A senior official of the Ministry of Education was sacked Tuesday for comparing Korean people to “dogs and pigs.”

The Education Ministry said it will ask the Ministry of Personnel Management to approve its decision to fire Na Hyang-wook, director general for the ministry’s policy planning.

“He hurt the people with his inappropriate remarks and disgraced the entire public servants’ community,” Vice Minister of Education Lee Young said.

The scandal began last week after the Kyunghyang Shinmun reported on Friday that Na made the remarks during an evening gathering with the newspaper’s reporters on Thursday. At the dinner, Na was accompanied by other ministry officials including the spokesman.

According to the newspaper, Na believes the country needs to formally establish a caste system. He also said that 99 percent of people should be treated as dogs and pigs, but that he belongs to the other 1 percent.

“Not everyone can be equal,” he was quoted as saying. “We must accept reality.”

He also said it is hypocrisy for the people to say they feel saddened by a young subway mechanic’s recent death. The 19-year-old worker was crushed by an incoming subway train while working on a Guui Station platform door in May. The accident drew renewed attention to the low wages, lack of safety measures and generally poor working conditions faced by young contract workers and revealed years of corruption at Seoul Metro.

Although the remarks were made at a private dinner, the newspaper said it decided to make them public since Na is a senior official in charge of the country’s education policy. It also said the reporters pointed out the seriousness of his comments and offered him a chance to recant them during the dinner, but Na persisted.

Na, 47, was an elite member of the government. He passed the public servants exam in 1992 and served as a secretary to the education minister during the Lee Myung-bak administration. He also worked at the Lee Blue House and key offices in the Education Ministry.

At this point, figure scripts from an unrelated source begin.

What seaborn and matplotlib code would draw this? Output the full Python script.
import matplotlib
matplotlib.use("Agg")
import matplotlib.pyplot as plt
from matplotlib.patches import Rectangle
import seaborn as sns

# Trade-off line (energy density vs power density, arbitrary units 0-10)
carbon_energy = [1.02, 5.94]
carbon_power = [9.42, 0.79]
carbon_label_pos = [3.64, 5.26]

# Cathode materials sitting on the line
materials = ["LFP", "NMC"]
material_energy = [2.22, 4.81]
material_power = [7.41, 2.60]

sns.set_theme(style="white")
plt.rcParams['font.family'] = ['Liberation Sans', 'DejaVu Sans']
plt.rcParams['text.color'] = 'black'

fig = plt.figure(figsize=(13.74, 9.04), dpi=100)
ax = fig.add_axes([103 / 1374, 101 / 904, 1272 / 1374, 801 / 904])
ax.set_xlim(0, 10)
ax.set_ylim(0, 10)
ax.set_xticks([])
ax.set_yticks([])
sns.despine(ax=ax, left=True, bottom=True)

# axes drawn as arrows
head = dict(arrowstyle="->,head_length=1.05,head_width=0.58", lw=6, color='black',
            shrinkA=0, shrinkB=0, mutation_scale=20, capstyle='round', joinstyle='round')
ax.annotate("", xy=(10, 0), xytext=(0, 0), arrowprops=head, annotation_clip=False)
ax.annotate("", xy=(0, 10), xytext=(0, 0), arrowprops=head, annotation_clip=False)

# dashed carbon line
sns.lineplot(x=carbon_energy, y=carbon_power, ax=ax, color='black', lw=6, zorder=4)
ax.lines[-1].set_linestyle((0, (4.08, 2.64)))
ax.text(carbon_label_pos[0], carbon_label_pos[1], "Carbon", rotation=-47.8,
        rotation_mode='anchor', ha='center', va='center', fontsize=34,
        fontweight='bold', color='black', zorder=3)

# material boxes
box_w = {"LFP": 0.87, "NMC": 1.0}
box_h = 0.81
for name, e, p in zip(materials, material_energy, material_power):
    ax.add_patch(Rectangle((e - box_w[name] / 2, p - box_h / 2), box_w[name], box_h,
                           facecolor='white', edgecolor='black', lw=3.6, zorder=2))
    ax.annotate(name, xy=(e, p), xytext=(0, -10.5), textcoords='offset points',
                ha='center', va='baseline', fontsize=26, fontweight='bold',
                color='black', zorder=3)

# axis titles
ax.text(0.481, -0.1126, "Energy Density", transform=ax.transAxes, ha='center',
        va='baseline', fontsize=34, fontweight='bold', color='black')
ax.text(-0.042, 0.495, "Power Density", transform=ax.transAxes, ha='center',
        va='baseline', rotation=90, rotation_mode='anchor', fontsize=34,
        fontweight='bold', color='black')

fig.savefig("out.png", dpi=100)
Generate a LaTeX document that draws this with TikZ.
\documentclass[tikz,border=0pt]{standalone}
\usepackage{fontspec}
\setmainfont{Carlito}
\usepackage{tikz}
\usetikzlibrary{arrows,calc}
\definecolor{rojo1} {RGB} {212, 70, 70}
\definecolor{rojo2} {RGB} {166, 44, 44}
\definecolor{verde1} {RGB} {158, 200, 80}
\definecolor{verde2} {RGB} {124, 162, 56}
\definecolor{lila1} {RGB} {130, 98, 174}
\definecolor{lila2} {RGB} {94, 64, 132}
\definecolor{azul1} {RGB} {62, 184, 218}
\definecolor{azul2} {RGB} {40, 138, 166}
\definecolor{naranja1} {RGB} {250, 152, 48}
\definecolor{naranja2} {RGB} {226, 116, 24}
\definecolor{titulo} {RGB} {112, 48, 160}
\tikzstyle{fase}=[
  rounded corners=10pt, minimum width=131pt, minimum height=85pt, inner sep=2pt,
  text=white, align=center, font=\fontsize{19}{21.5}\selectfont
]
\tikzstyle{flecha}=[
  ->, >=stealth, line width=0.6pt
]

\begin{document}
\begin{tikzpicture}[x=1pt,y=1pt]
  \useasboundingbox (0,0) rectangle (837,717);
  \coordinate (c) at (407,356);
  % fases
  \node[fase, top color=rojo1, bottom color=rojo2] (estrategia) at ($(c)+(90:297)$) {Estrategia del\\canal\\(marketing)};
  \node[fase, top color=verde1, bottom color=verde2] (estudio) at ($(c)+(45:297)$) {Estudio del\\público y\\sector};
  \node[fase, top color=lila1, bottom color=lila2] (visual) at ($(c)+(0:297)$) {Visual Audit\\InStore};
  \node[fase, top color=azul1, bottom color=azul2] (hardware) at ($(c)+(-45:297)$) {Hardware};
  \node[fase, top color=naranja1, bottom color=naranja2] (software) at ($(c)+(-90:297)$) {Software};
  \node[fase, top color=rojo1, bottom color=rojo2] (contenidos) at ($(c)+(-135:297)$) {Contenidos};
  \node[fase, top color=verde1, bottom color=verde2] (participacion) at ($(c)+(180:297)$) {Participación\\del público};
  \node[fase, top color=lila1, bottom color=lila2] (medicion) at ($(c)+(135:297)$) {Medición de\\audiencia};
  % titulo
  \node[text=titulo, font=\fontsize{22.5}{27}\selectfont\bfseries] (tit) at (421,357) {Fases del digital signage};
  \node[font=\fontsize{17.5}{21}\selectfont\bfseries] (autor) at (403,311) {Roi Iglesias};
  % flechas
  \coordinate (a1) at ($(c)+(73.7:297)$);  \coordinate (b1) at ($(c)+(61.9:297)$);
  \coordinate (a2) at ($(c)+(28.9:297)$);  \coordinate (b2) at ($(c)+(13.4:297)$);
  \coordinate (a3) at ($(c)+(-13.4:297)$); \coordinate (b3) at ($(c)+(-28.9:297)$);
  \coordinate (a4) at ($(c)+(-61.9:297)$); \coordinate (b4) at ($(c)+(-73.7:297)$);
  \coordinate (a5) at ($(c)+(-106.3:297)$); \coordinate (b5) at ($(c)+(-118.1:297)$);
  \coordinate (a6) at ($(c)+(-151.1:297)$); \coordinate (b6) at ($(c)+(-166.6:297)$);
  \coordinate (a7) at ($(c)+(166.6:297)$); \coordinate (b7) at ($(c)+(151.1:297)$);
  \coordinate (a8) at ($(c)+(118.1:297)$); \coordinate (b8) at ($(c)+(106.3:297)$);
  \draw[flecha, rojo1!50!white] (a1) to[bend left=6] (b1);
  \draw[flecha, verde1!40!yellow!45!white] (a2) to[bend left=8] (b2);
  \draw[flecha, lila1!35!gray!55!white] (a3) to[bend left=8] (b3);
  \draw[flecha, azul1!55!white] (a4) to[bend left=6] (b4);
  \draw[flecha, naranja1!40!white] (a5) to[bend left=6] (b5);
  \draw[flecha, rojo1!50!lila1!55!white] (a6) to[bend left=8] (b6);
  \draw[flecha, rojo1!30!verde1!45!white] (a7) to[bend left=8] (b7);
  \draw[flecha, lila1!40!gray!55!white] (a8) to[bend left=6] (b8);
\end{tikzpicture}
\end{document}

On Friday, Na and the ministry spokesman visited the newspaper and apologized for his comments. He said he made the remarks because he was drunk and tired.

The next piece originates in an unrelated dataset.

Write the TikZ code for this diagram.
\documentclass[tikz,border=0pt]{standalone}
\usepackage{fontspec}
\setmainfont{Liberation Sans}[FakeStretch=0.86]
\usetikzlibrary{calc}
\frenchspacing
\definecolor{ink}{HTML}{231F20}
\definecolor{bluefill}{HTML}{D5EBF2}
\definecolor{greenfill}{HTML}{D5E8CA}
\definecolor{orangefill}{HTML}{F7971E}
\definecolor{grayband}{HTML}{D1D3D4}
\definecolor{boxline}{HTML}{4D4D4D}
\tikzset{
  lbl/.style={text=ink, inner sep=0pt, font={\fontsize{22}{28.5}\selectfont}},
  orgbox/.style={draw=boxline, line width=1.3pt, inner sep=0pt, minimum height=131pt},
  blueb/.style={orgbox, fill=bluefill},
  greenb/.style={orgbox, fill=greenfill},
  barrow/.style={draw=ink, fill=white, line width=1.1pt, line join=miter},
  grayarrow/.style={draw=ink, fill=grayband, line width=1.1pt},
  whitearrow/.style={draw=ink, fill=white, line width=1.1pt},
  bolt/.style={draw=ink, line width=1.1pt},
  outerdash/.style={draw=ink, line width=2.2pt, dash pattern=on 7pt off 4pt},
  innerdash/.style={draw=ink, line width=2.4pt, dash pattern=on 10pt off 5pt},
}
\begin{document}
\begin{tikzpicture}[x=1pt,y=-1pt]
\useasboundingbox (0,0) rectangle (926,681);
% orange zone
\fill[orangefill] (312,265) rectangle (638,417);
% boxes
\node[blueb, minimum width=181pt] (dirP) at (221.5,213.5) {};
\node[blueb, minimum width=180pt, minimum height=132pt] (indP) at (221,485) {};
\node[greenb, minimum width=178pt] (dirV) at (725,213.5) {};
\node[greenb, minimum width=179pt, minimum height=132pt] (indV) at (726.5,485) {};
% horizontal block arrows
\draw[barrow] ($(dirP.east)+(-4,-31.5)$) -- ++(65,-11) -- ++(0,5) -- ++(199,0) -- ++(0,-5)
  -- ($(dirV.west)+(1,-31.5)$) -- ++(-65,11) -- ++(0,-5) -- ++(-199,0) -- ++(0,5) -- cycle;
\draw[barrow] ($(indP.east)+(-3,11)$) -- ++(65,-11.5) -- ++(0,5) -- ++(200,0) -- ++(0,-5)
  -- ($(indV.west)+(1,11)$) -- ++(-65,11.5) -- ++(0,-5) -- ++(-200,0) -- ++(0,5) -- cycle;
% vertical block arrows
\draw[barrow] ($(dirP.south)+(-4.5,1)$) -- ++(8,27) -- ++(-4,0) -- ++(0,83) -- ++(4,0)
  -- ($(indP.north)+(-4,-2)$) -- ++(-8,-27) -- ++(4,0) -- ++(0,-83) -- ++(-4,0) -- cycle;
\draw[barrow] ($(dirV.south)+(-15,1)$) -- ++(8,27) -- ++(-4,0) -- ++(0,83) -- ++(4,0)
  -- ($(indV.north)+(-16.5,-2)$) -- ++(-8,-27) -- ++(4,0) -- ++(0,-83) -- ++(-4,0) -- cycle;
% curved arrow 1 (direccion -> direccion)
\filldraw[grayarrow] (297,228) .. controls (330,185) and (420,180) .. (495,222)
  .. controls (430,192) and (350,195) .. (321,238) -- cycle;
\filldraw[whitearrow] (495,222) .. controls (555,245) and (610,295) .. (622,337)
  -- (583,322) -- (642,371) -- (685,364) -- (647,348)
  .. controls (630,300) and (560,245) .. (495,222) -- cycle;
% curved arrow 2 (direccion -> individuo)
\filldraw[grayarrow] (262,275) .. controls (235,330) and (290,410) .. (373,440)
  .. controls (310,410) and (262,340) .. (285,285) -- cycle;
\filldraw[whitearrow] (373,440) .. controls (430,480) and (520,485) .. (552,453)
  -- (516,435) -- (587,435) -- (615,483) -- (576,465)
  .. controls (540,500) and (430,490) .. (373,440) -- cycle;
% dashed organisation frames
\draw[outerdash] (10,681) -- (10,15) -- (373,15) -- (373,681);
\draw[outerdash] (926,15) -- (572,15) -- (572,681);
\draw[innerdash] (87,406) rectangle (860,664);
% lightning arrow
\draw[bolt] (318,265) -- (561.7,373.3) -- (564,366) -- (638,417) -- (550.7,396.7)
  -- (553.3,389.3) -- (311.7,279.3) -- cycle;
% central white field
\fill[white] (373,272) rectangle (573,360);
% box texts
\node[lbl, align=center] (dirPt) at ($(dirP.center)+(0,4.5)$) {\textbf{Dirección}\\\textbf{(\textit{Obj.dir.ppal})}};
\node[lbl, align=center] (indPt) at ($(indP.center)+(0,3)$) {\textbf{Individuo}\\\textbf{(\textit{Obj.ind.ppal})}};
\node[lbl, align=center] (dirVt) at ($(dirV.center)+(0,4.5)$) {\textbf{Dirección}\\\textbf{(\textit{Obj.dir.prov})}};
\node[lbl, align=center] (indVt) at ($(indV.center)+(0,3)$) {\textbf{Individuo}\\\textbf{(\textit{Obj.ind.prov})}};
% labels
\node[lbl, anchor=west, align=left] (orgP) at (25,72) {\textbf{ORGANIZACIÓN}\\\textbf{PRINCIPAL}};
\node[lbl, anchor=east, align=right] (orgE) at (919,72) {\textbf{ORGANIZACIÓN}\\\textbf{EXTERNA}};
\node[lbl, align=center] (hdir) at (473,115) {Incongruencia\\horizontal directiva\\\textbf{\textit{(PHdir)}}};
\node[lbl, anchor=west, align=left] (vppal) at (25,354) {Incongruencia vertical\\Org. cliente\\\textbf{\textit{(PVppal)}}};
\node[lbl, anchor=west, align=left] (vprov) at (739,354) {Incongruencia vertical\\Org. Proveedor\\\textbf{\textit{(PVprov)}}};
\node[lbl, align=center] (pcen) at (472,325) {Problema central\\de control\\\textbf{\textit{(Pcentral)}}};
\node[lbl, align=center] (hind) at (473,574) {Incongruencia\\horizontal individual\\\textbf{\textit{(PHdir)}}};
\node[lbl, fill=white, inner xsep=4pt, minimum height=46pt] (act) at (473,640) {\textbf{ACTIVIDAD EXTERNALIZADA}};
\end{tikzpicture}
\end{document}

But public rage had already snowballed over Na’s remarks.

The ministry issued a public apology on Saturday and suspended Na, but the ruling and opposition parties demanded that the ministry sternly punish him.

Na was summoned to testify before the Education, Culture, Sports and Tourism Committee of the National Assembly on Monday and made another apology. He said he could not remember clearly what he said during the dinner because he was too drunk and tired. As the public rage showed no sign of subsiding, the ministry said Tuesday that it would fire him.

Rep. Woo Sang-ho, floor leader of the main opposition Minjoo Party of Korea, demanded Tuesday a complete overhaul of the cabinet, as multiple senior officials of the Park Geun-hye administration were marred in a series of recent scandals.